C'est encore en vain que la société Enterprise services France soutient que la situation de M. [H] qui était MVES était régie par l'avenant à son contrat de travail (art 5) et que le refus de le faire bénéficier de l'accord RCC était légitime ; en effet, la cour retient que ces moyens sont mal fondés au motif que le fait qu'il soit en MVES n'excluait pas de le faire bénéficier de la RCC comme cela a d'ailleurs été convenu jusqu'à ce que la société Enterprise services France se dégage unilatéralement des liens de la RCC convenue avec M. [H].

C'est toujours en vain que la société Enterprise services France soutient que ce n'est que si les deux parties sont d'accord que le contrat de travail du salarié est rompu dans le cadre de la rupture conventionnelle collective, et ce, quel que soit le stade de la procédure tant que la procédure n'est pas finalisée et formalisée, que l'accord RCC stipule « l'accord n'ouvre pas droit au profit des salariés éligibles à un droit automatique à la rupture ; ainsi, sous réserve d'en informer les salariés avant la signature d'une convention de rupture d'un commun accord, la société pourra renoncer jusqu'à cette date à tout ou partie des suppressions de postes, sans que le salarié puisse revendiquer un droit à la rupture de son contrat de travail » et que l'entreprise n'a pris aucun engagement envers M. [H] ; en effet, la cour retient que ces moyens sont inopérants pour les premiers et mal fondé pour le dernier au motif que dans le cas de M. [H], la signature de la convention de rupture est intervenue le 21 septembre 2019 avant que la société Enterprise services France ne se libère unilatéralement de l'engagement souscrit le 2 octobre 2019.

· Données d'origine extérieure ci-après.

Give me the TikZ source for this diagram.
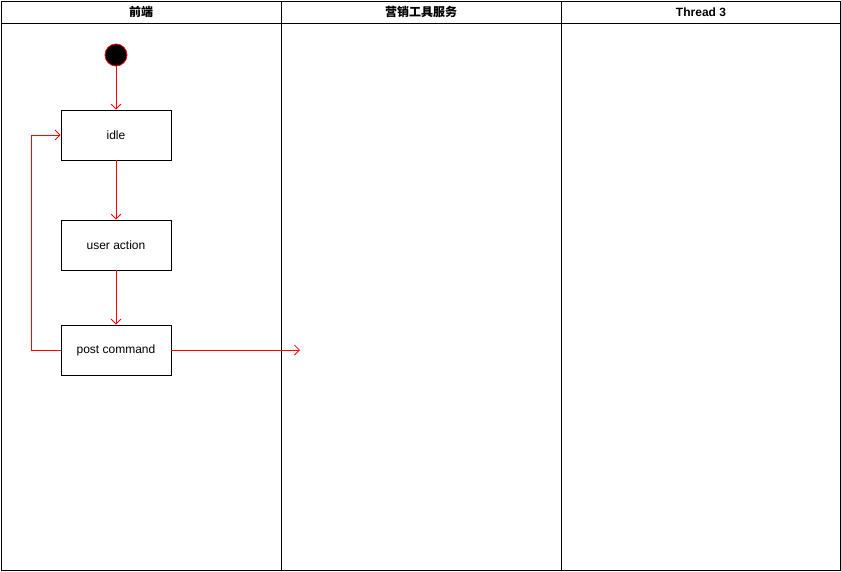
\documentclass[tikz,border=0pt]{standalone}
\usepackage{fontspec}
\setmainfont{Liberation Sans}
\newfontfamily\cjk{Noto Sans CJK SC}
\usetikzlibrary{arrows.meta}
\begin{document}
\begin{tikzpicture}[x=1pt,y=-1pt,
  lane/.style={draw=black,line width=1pt},
  head/.style={font=\bfseries\fontsize{12}{14}\selectfont},
  act/.style={draw=black,line width=0.8pt,minimum width=110pt,minimum height=50pt,inner sep=0pt,font=\fontsize{12}{14}\selectfont},
  startnode/.style={circle,draw=red,fill=black,minimum size=22pt,inner sep=0pt,line width=0.8pt},
  flow/.style={draw=red,line width=0.8pt,-{Straight Barb[length=5pt,width=10pt]}}]
\useasboundingbox (0,0) rectangle (841,571);
% lanes
\draw[lane] (1,1) rectangle (281,570);
\draw[lane] (281,1) rectangle (561,570);
\draw[lane] (561,1) rectangle (840,570);
\draw[lane] (1,23) -- (840,23);
\node[head] (h1) at (141,12) {\cjk\bfseries 前端};
\node[head] (h2) at (421,12) {\cjk\bfseries 营销工具服务};
\node[head] (h3) at (701,12) {Thread 3};
% nodes
\node[startnode] (start) at (116,55) {};
\node[act] (idle) at (116,135) {idle};
\node[act] (user) at (116,245) {user action};
\node[act] (post) at (116,350) {post command};
\coordinate (out) at (300,350);
% connectors
\draw[flow] (start) -- (idle);
\draw[flow] (idle) -- (user);
\draw[flow] (user) -- (post);
\draw[flow] (post.west) -- (31,350) -- (31,135) -- (idle.west);
\draw[flow] (post.east) -- (out);
\end{tikzpicture}
\end{document}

La cour retient qu'en se dégageant de la convention de rupture de M. [H] comme elle l'a fait, la société Enterprise services France a rompu abusivement l'engagement de RCC contracté avec lui et l'a indûment privé du droit de recevoir la somme de 155 783,02 € correspondant à l'indemnité prévue (pièce salarié n° m) étant précisé que la chance qu'il a perdue de percevoir cette indemnité du fait de revirement de la société Enterprise services France est de 100 %.

C'est donc en vain que la société Enterprise services France conteste le droit de M. [H] à percevoir l'indemnité conventionnelle de licenciement, l'indemnité relative au congé de mobilité, l'indemnité compensatrice et l'indemnité de volontariat au motif que ces indemnités sont bien incluses dans la feuille de calcul des indemnités que la société Enterprise services France adressée à M. [H] au cours de processus de contractualisation de la rupture conventionnelle collective (pièce salarié n° m) étant précisé que M. [H] justifie de surcroît du détail de la somme qu'il aurait dû percevoir avec un départ dans le cadre de l'accord RCC, à savoir :

- une indemnité conventionnelle de licenciement de 31 921,59 €

- une indemnité de volontariat de 89 030,81 € sur la base de 11 mois x le salaire de référence pour les salariés de 38 ans, comme c'est son cas,

- une indemnité compensatrice de 23 604 € (pour une ancienneté de 11,24 ans x 2 100 € compte tenu de son âge)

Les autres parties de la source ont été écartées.